NÚMERO 87, NHG PÁGINA 50
Apasionados viajeros, los griegos crearon una lista de siete monumentos que por su grandiosidad y belleza admiraron a quienes los contemplaban, y cuya leyenda ha llegado hasta nuestros días.
«El muro de la áspera Babilonia, por donde marchan los carros,/ y este Zeus a orillas del Alfeo los contemplé,/ como los jardines colgantes y el coloso de Helios,/ y el inmenso trabajo de las elevadas pirámides / y la tumba gigantesca de Mausolo; pero cuando divisé / el templo de Artemisa que se alza hasta las nubes, / las otras maravillas fueron eclipsadas, y dije: aparte de en el Olimpo, / el Sol nunca pareció tan grande». En apenas ocho líneas, el poeta Antípatro de Sidón, del siglo II a.C., reúne en este poema las obras más admirables de su época: los muros y jardines de Babilonia, la estatua del dios Zeus en Olimpia, el Coloso de Rodas, las pirámides de Gizeh, el Mausoleo de Halicarnaso y el Artemision de Éfeso. Tan sólo habría que añadir a la lista el Faro de Alejandría para enumerar las canónicas Siete Maravillas de la Antigüedad. De este modo, sin haberlo previsto, Antípatro dio inicio a la carrera de un mito que trascendería los siglos.
La lista formó parte de la sabiduría popular en época romana: el poeta Marcial se refirió al Coliseo de Roma, cuando se inauguró en el año 80 d.C., como uno de los muchos monumentos que aspiraron a parangonarse con las famosas Siete Maravillas.
Algo más tarde aparecieron tratados -como el atribuido a Filón de Bizancio (probablemente del siglo V o los escritos por Gregorio de Tours (siglo VI) y Beda el venerable (siglo VIII)- que discutieron las excelencias de cada monumento y, posteriormente, sirvieron de inspiración a los artistas del Renacimiento.

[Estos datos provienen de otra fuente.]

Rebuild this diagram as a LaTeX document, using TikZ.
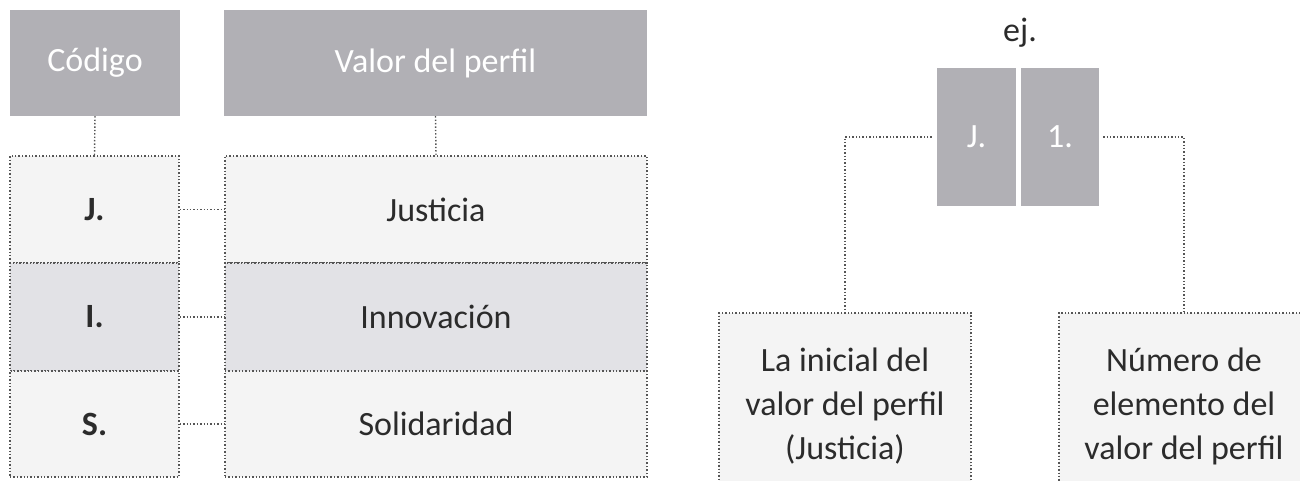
\documentclass[tikz,border=0pt]{standalone}
\usepackage{fontspec}
\setmainfont{Carlito}
\usetikzlibrary{positioning}

\definecolor{headgray}{RGB}{177,176,181}
\definecolor{lightcell}{RGB}{244,244,244}
\definecolor{midcell}{RGB}{226,226,230}
\definecolor{textdark}{RGB}{43,43,43}
\definecolor{dotgray}{RGB}{85,85,85}

\tikzset{
    head/.style={fill=headgray, text=white, inner sep=0pt, minimum height=106pt},
    dotline/.style={draw=dotgray, line width=1.4pt, dash pattern=on 1.4pt off 2pt},
    cell/.style={dotline, fill=lightcell, text=textdark, inner sep=0pt},
}

\begin{document}
\begin{tikzpicture}[x=1pt, y=1pt, font=\fontsize{34}{44}\selectfont]
    \useasboundingbox (0,0) rectangle (1300,480);

    % cabeceras
    \node[head, minimum width=170pt] (codhead) at (95,417) {Código};
    \node[head, minimum width=423pt] (valhead) at (435.5,417) {Valor del perfil};

    % filas de la tabla
    \node[cell, minimum width=169pt, minimum height=107pt] (codJ) at (94.5,270.5) {\bfseries J.};
    \node[cell, fill=midcell, minimum width=169pt, minimum height=108pt] (codI) at (94.5,163) {\bfseries I.};
    \node[cell, minimum width=169pt, minimum height=106pt] (codS) at (94.5,56) {\bfseries S.};

    \node[cell, minimum width=422pt, minimum height=107pt] (valJ) at (436,270.5) {Justicia};
    \node[cell, fill=midcell, minimum width=422pt, minimum height=108pt] (valI) at (436,163) {Innovación};
    \node[cell, minimum width=422pt, minimum height=106pt] (valS) at (436,56) {Solidaridad};

    \draw[dotline] (codhead.south) -- (codJ.north);
    \draw[dotline] (valhead.south) -- (valJ.north);
    \draw[dotline] (codJ) -- (valJ);
    \draw[dotline] (codI) -- (valI);
    \draw[dotline] (codS) -- (valS);

    % ejemplo
    \node[text=textdark] (ej) at (1020,447) {ej.};
    \node[head, minimum width=79pt, minimum height=138pt] (exJ) at (976.5,343) {J.};
    \node[head, minimum width=78pt, minimum height=138pt] (exnum) at (1060,343) {1.};

    \node[cell, minimum width=252pt, minimum height=187pt, align=center] (inicial) at (845,73.5)
        {La inicial del\\valor del perfil\\(Justicia)};
    \node[cell, minimum width=250pt, minimum height=187pt, align=center] (numero) at (1184,73.5)
        {Número de\\elemento del\\valor del perfil};

    \draw[dotline] ([xshift=-5pt]exJ.west) -| (inicial.north);
    \draw[dotline] ([xshift=4pt]exnum.east) -| (numero.north);
\end{tikzpicture}
\end{document}
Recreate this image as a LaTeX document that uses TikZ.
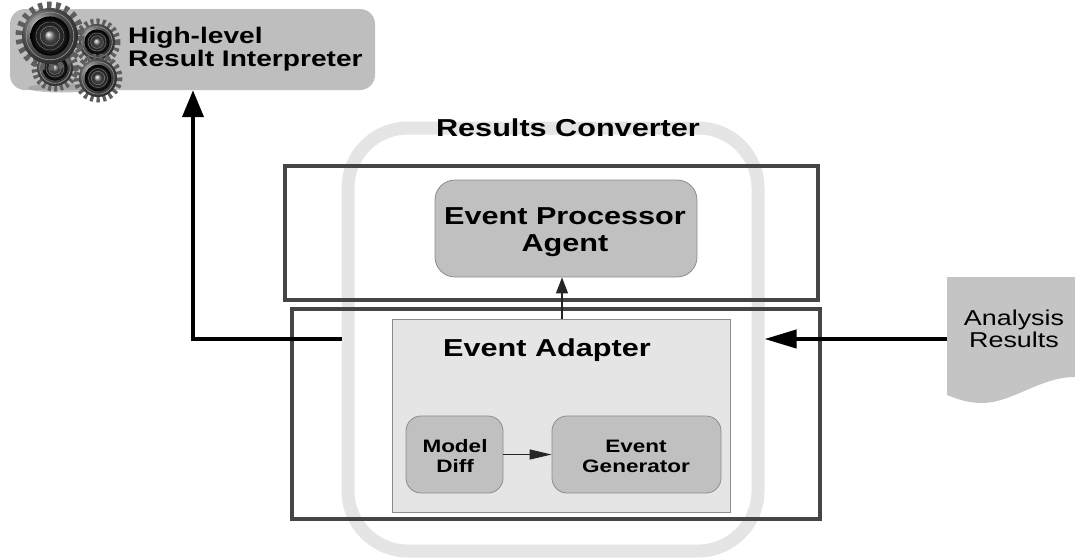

La mística de las Siete Maravillas comienza por el número de obras seleccionadas: son siete, como siete fueron los sabios de Grecia y las colinas de Roma en la pagana Antigüedad y siete son los pecados capitales de la religión cristiana.
Forman una lista que puede parecer, al principio, arbitraria: dos estatuas de culto (la del dios sol Helios en Rodas y la de Zeus en Olimpia), dos tumbas reales (la pirámide de Keops y el Mausoleo de Halicarnaso), unos jardines (los de Babilonia), una atalaya (el Faro de Alejandría) y un templo (el Artemision de Éfeso). Sin embargo, gracias a la popularidad de esta lista, se denomina colosal a todo aquello de desmesuradas proporciones, tal como se creyó que era el llamado Coloso de Rodas; o mausoleo a las lujosas tumbas de grandes personalidades, en recuerdo a la que el rey cario Mausolo construyó en Halicarnaso; y todos los faros se llaman así desde el primero que se levantó en la isla de Faros, en Egipto.
La leyenda de las Siete Maravillas es una creación helena. Fue Heródoto, considerado el padre de la historia y un gran viajero, quien, en el siglo V a.C., dedicó, admirado, las primeras páginas de su Historia a esas maravillas dignas de tal calificativo en Babilonia y Egipto. Por una extraña coincidencia, la misma patria del historiador, Halicarnaso, fue, poco después de su muerte, la sede de una de esas maravillas: el Mausoleo.
Para cuando se confeccionó la lista canónica de las Siete Maravillas, en época helenística (323-30 a.C.), Alejandro Magno y había guiado a los griegos en una expedición exitosa a través del Imperio persa y había conquistado ese mundo cuyo esplendor había fascinado a Heródoto; poco tiempo después, la dinastía de los Ptolomeos hizo de Alejandría, en Egipto, un centro internacional del saber, con el Museo y su famosa Biblioteca, y erigió a la entrada del puerto de la ciudad otra de las maravillas: el Faro.
El bibliotecario Calímaco (305-240 a.C.) escribió una obra titulada Una colección de maravillas terrestres a través del mundo y, poco después, Antípatro de Sidón compuso el famoso poema. En aquellos lugares donde antaño se elevaron majestuosas las Siete Maravillas (Babilonia en Irak, Olimpia en Grecia, Éfeso y Halicarnaso en la actual Turquía) no hay ahora más que ruinas o decepcionantes espacios vacíos, producto del expolio. En las reliquias del presente contemplamos el fracaso de nuestro pasado, que había encumbrado estas siete obras maestras como un legado para toda la eternidad.